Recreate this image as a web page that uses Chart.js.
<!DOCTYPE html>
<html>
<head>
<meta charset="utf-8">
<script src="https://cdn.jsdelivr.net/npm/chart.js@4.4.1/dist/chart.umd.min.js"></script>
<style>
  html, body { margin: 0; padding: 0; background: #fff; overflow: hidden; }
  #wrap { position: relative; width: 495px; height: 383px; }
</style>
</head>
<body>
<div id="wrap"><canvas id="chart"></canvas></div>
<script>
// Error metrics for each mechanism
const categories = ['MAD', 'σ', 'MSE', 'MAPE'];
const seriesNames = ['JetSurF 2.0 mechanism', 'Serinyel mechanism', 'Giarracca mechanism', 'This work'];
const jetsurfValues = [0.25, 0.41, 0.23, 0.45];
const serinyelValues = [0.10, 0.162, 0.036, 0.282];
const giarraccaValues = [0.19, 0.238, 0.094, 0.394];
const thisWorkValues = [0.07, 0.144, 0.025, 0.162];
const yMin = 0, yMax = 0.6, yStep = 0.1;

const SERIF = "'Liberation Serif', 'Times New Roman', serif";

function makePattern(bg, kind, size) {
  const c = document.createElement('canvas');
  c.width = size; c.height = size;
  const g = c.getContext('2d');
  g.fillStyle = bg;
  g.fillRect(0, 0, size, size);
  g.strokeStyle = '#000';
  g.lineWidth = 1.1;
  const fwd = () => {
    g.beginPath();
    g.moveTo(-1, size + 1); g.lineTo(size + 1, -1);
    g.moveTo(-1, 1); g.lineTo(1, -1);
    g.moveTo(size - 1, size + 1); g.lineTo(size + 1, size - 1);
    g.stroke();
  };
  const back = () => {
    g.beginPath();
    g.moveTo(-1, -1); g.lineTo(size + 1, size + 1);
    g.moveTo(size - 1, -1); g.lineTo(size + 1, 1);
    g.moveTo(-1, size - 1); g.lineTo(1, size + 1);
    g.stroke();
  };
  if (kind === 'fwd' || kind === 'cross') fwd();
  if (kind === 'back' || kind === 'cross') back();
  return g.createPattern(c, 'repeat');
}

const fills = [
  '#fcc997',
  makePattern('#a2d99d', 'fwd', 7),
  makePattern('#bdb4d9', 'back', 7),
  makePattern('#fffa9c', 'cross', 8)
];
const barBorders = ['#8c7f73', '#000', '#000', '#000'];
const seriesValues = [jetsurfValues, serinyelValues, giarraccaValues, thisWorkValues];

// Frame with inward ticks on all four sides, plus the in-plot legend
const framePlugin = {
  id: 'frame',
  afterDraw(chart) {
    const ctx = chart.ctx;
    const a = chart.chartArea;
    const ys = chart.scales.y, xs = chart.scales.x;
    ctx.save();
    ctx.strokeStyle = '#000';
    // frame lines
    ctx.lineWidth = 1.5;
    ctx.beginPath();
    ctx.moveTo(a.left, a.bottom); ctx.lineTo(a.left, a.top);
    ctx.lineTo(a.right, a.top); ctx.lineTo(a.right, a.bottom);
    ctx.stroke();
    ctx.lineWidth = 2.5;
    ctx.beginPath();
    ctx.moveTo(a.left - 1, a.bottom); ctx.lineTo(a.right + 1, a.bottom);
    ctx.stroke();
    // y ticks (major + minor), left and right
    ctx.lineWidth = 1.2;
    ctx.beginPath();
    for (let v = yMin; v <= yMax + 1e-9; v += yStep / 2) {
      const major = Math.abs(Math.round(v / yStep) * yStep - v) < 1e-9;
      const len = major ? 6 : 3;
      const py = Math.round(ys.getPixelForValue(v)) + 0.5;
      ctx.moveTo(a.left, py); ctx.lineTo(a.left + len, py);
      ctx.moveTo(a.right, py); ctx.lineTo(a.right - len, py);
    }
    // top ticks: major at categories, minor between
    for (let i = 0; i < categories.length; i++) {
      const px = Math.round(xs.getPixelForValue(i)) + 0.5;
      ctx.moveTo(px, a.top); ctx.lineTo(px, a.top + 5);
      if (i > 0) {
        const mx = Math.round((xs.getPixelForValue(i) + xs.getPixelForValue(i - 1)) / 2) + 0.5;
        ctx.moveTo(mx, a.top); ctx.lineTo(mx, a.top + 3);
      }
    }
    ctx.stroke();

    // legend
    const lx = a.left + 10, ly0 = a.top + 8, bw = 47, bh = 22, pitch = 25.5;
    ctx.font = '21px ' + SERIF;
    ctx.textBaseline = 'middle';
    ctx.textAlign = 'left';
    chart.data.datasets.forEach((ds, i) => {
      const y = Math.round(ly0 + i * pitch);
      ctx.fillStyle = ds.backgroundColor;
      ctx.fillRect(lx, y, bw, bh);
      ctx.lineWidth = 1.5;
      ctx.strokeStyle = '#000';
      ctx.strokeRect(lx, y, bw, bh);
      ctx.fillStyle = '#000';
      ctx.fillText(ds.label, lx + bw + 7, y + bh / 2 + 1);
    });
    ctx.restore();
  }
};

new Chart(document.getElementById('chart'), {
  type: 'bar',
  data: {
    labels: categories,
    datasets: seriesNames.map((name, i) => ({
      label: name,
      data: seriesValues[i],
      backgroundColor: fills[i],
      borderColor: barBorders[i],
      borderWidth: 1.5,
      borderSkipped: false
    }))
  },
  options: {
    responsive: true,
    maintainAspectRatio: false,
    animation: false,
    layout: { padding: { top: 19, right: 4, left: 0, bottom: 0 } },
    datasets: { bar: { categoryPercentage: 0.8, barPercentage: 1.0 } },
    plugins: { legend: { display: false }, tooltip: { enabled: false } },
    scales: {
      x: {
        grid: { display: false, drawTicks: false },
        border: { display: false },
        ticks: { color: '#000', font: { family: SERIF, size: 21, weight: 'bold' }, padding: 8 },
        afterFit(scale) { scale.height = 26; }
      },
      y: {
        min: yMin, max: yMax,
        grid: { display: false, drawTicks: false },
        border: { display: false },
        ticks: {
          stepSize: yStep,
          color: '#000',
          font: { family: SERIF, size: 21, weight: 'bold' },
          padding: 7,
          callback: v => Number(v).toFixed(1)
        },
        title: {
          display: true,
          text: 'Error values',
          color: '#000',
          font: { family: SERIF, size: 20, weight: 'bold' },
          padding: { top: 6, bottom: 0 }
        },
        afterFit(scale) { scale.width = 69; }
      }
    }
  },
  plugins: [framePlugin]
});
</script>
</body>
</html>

* * *

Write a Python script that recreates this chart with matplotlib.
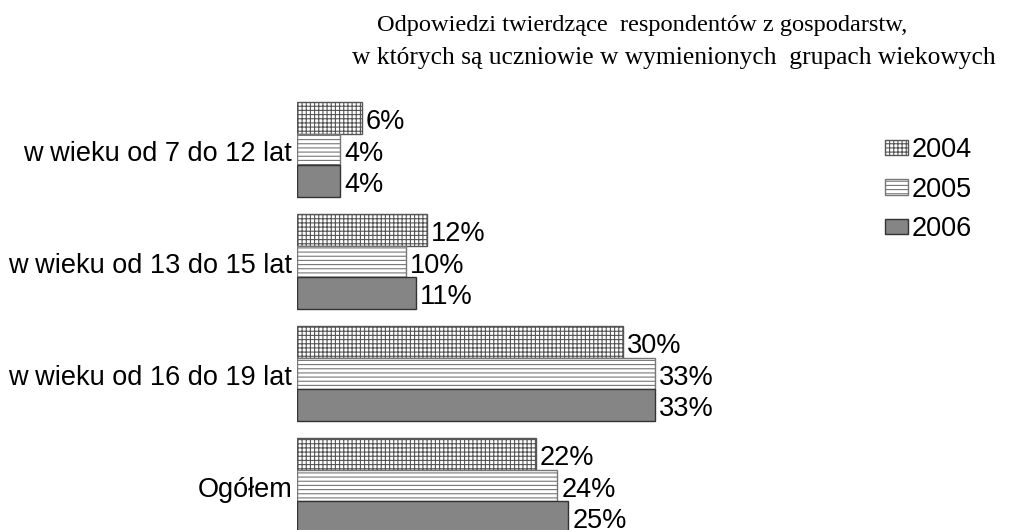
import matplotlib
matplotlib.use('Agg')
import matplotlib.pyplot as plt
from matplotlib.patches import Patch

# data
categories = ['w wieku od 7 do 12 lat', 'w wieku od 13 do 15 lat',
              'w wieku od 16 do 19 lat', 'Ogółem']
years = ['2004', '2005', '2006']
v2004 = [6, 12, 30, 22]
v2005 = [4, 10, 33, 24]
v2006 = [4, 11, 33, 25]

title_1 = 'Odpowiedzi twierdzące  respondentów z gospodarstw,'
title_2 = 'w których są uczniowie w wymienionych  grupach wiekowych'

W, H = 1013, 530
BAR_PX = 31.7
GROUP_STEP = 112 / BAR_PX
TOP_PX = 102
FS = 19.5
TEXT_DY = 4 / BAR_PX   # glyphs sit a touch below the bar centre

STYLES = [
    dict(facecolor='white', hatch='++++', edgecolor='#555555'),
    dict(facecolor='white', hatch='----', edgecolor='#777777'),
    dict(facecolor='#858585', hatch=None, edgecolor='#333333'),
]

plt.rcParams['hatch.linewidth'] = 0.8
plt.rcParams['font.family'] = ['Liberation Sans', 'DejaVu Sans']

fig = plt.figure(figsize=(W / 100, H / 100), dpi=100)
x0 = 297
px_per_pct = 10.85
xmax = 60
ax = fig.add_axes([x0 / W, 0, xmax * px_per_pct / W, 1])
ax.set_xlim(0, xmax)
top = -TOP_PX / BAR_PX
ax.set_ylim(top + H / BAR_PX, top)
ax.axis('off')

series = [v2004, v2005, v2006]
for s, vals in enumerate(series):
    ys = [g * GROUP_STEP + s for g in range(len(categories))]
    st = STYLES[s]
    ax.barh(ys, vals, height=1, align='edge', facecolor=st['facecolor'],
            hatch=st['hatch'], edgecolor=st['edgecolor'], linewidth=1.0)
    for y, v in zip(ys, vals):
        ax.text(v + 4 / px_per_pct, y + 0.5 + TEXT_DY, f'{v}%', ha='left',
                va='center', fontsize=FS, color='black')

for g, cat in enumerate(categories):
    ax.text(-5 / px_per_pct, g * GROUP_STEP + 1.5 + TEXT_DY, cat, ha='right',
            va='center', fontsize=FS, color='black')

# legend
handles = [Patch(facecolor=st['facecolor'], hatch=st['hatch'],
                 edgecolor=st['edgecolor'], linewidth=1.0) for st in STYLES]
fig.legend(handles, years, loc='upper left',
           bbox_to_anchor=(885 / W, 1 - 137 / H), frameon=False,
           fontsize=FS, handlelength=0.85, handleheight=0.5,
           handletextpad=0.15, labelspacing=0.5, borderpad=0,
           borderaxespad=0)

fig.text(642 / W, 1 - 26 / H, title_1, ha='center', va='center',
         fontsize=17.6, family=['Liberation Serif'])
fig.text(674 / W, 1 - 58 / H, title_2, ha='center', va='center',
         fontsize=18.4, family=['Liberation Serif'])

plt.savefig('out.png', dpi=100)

---

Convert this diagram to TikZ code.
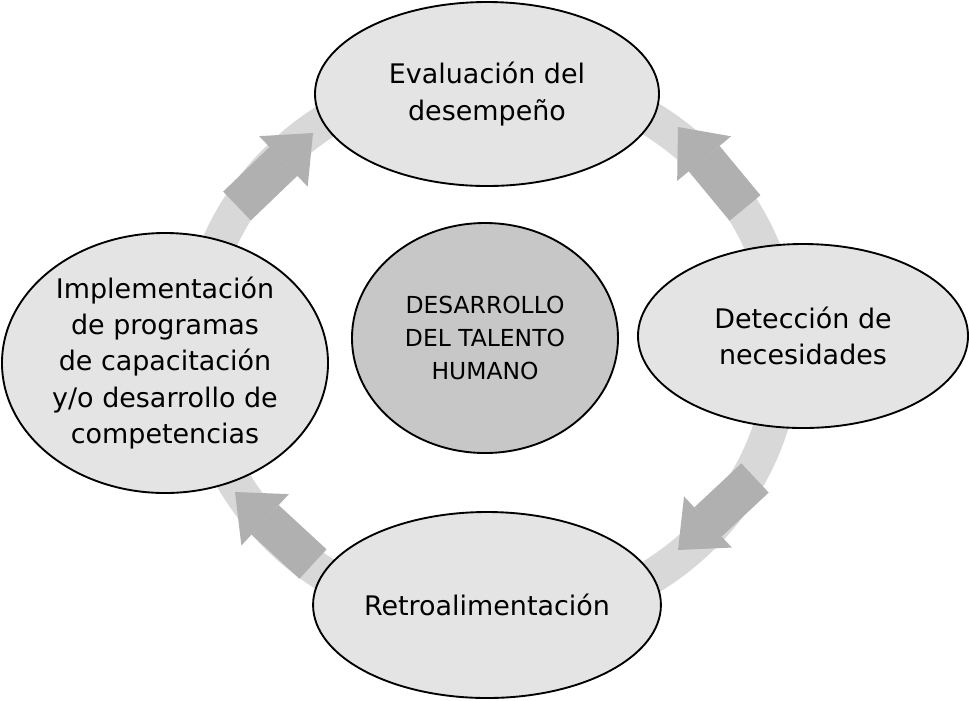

SHORT TASK ▸
Using the material above, count the lines containing the word "that". Reply with the number alone.

RESPONSE ▸
2